Will Green Neon Tetras eat cherry shrimplets? Anyone have any experience with this?


----------



## agimlin (Sep 25, 2010)

i have no experience but i dont see why they wouldnt, most fish will eat anything that will fit in there mouth


----------



## sanoshin (May 19, 2010)

agimlin said:


> i have no experience but i dont see why they wouldnt, most fish will eat anything that will fit in there mouth


What he said, if it fits in their mouth, they are going to eat it. I had put red wag platies with my cherry shrimps in a 10g tank, heavily planted - so I thought they would be ok together. I never actually saw them eating the shrimp... but my population of RCS disapeared over the course of a month lol. :angryfire


----------



## Couesfanatic (Sep 28, 2009)

Have either of you had Green Neon Tetras and Cherries together?


----------



## Captivate05 (Feb 23, 2010)

Keeping _any_ fish with shrimp is risky business. Shrimp are natural food for fish, so if they can fit it in their mouths they will eat them. Even if they can't fit them all the way, some fish will actually rip the shrimp apart to eat it.

Tetras are pretty notorious for hunting shrimp and shrimplets out. Smaller fish are less likely to eat shrimp, simply because their mouths are smaller. Green neons are quite small, so you'd probably have better success with them than say Rummynose or Cardinal tetras, but never the less, if they find the shrimplets, they _will_ eat them. 

Providing plenty of cover for the shrimp and allowing them to build up a colony before adding the fish are your best bet for success.
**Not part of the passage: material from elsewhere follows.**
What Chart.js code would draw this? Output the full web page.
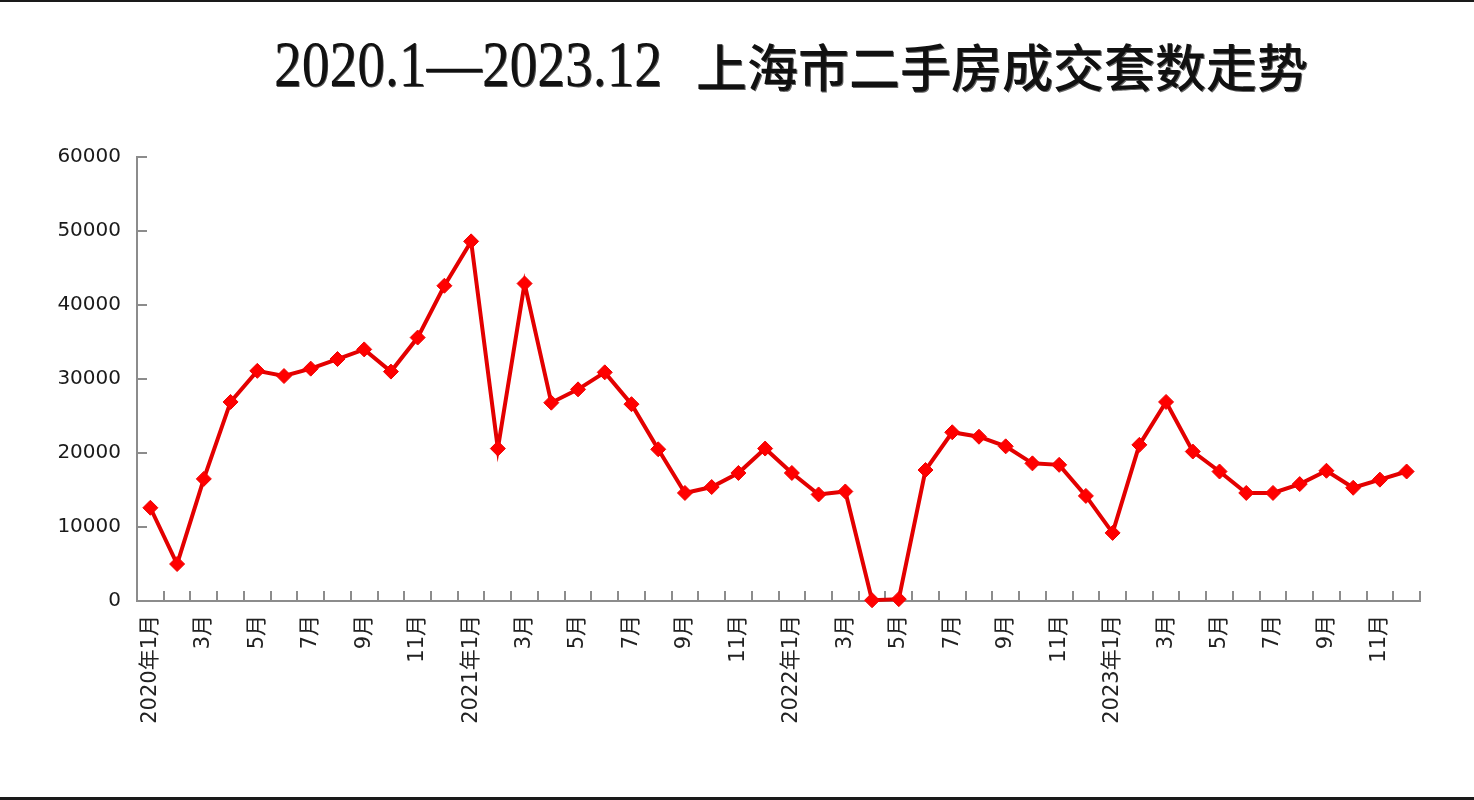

BTW, you'll probably be kinda hard-pressed to find people with much experience with Green Neon tetras. They are fairly rare and sensitive nano fish. Not to mention many people keep RCS is harder water while Green Neons demand very soft and acidic water conditions. RCS are very adaptable, so their shouldn't be an issue with it.


----------



## bklyndrvr (May 24, 2008)

I've kept RCS with regular neons before, and you don't see them actively hunting for them, but I did notice that there were no babies around. The tank was a 10 gallon heavily planted with alot of java moss and cover for the shrimp and their babies. EIther way, after many months together, I see almost all adults, and very few juvis, so some make it, but not many.


----------